Bullock had two field goal attempts — one for 34 yards and another for 58 — that hit the right upright and an extra-point attempt that sailed wide right. He did, however, nail a 53-yard field goal to cap a nine-play drive and give the Bengals the lead at 9-7 in the second quarter.
That lead held up for the remainder of the first half, but the game quickly turned about three minutes into the second, when Burrow, who indicated in a tweet shortly before the game ended that he would miss the rest of the season, went down.
“We definitely took over after that,” Young said. “The sacks started coming, and everything just started falling into place. I just felt like even at the start of the game, we went out there with more emotion. I just felt like we had a lot more fun out there playing ball just together as a group. I felt like we trusted each other a lot more out there today.”

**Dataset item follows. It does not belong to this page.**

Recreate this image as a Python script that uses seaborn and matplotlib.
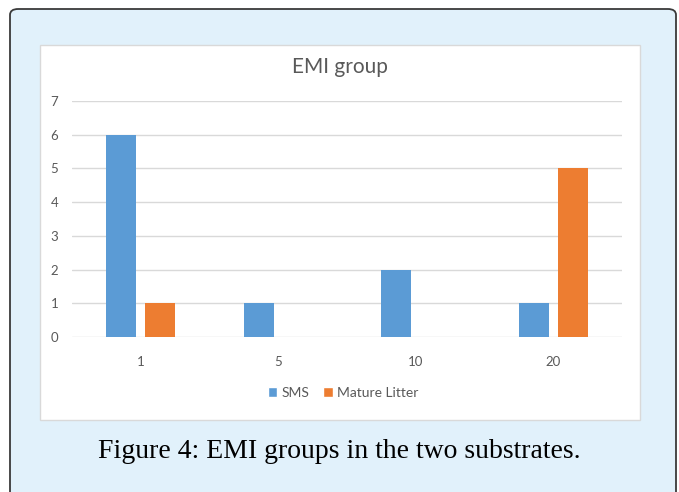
import numpy as np
import pandas as pd
import seaborn as sns
import matplotlib.pyplot as plt
from matplotlib.patches import FancyBboxPatch, Rectangle

# --------------------------
# data
# --------------------------
groups = ['1', '5', '10', '20']
sms = [6, 1, 2, 1]
mature_litter = [1, 0, 0, 5]
series_names = ['SMS', 'Mature Litter']
colors = ['#5B9BD5', '#ED7D31']

df = pd.DataFrame({
    'group': groups * 2,
    'count': sms + mature_litter,
    'substrate': [series_names[0]] * len(groups) + [series_names[1]] * len(groups),
})

sns.set_theme(style='white')
plt.rcParams['font.family'] = ['Lato', 'DejaVu Sans']

W, H = 679, 492
fig = plt.figure(figsize=(W / 100, H / 100), dpi=100)
fig.patch.set_facecolor('white')

# outer light-blue box (bottom runs off the page)
outer = FancyBboxPatch((10 / W, -0.05), 666 / W, (H - 9) / H + 0.05,
                       boxstyle='round,pad=0,rounding_size=0.012',
                       transform=fig.transFigure, facecolor='#E1F1FB',
                       edgecolor='#3a3a3a', linewidth=1.3, zorder=0)
fig.patches.append(outer)

# inner white chart panel
inner = Rectangle((40 / W, 1 - 420 / H), 600 / W, 375 / H,
                  transform=fig.transFigure, facecolor='white',
                  edgecolor='#D9D9D9', linewidth=1.0, zorder=1)
fig.patches.append(inner)

ax = fig.add_axes([72 / W, 1 - 337 / H, 550 / W, 236 / H])
ax.set_facecolor('none')
ax.set_zorder(2)

sns.barplot(data=df, x='group', y='count', hue='substrate', order=groups,
            hue_order=series_names, palette=colors, width=0.567, gap=0.23,
            saturation=1, linewidth=0, ax=ax, legend=False, zorder=3)

ax.set_ylim(0, 7)
ax.set_yticks(range(0, 8))
ax.set_xlim(-0.5, len(groups) - 0.5)
ax.grid(axis='y', color='#D9D9D9', linewidth=1.0, zorder=0)
ax.set_axisbelow(True)
for s in ax.spines.values():
    s.set_visible(False)
ax.tick_params(axis='both', length=0, labelsize=9.5, labelcolor='#595959')
ax.tick_params(axis='y', pad=10)
ax.tick_params(axis='x', pad=14)
ax.set_xlabel('')
ax.set_ylabel('')

fig.text(340 / W, 1 - 67 / H, 'EMI group', ha='center', va='center',
         fontsize=15, color='#595959')

# legend
handles = [Rectangle((0, 0), 1, 1, facecolor=c) for c in colors]
fig.legend(handles, series_names, loc='center', bbox_to_anchor=(343 / W, 1 - 393 / H),
           ncol=2, frameon=False, fontsize=10, labelcolor='#595959',
           handlelength=0.7, handleheight=0.7, handletextpad=0.3, columnspacing=1.0)

fig.text(339 / W, 1 - 451 / H, 'Figure 4: EMI groups in the two substrates.',
         ha='center', va='center', fontsize=20, color='black',
         family=['Liberation Serif', 'DejaVu Serif'])

fig.savefig('out.png', dpi=100)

Young, whose late-game penalty contributed to Washington’s loss at Detroit a week earlier, appeared to be fired up more than usual Sunday. He was the team’s hype man in the huddle after warmups, a role typically assumed by veterans, and the most vocal player on the sideline and between plays.
“I said, 'These 16 days out of the year, why can’t you be a dog?’ ” Young recalled of his speech to teammates. “… I told them that with passion. I felt like that energy before the game helped lead us into the game with energy and momentum.”
The play of the defense in the second half was on another level. Washington held the Bengals to only 25 yards, including seven passing yards, and zero scoring drives and forced a turnover — an interception by cornerback Fabian Moreau.
All the while, Washington’s offense picked up 200 yards, including 114 on the ground, 13 first downs and three scoring drives.
Hopkins had a chance to expand Washington’s lead even further late in the fourth, but he missed a 38-yard kick — his fourth miss in five games and his sixth on the season.
“We’ve been in a lot of games this year [where] we haven’t quite finished,” McLaurin said. “We had a strong second half, we came back stronger, but I feel like we did a little better job of getting off to a faster start, and that has to be continued to get better. Just to get a win is a good feeling, especially when you’ve taken some tough losses in our locker room.”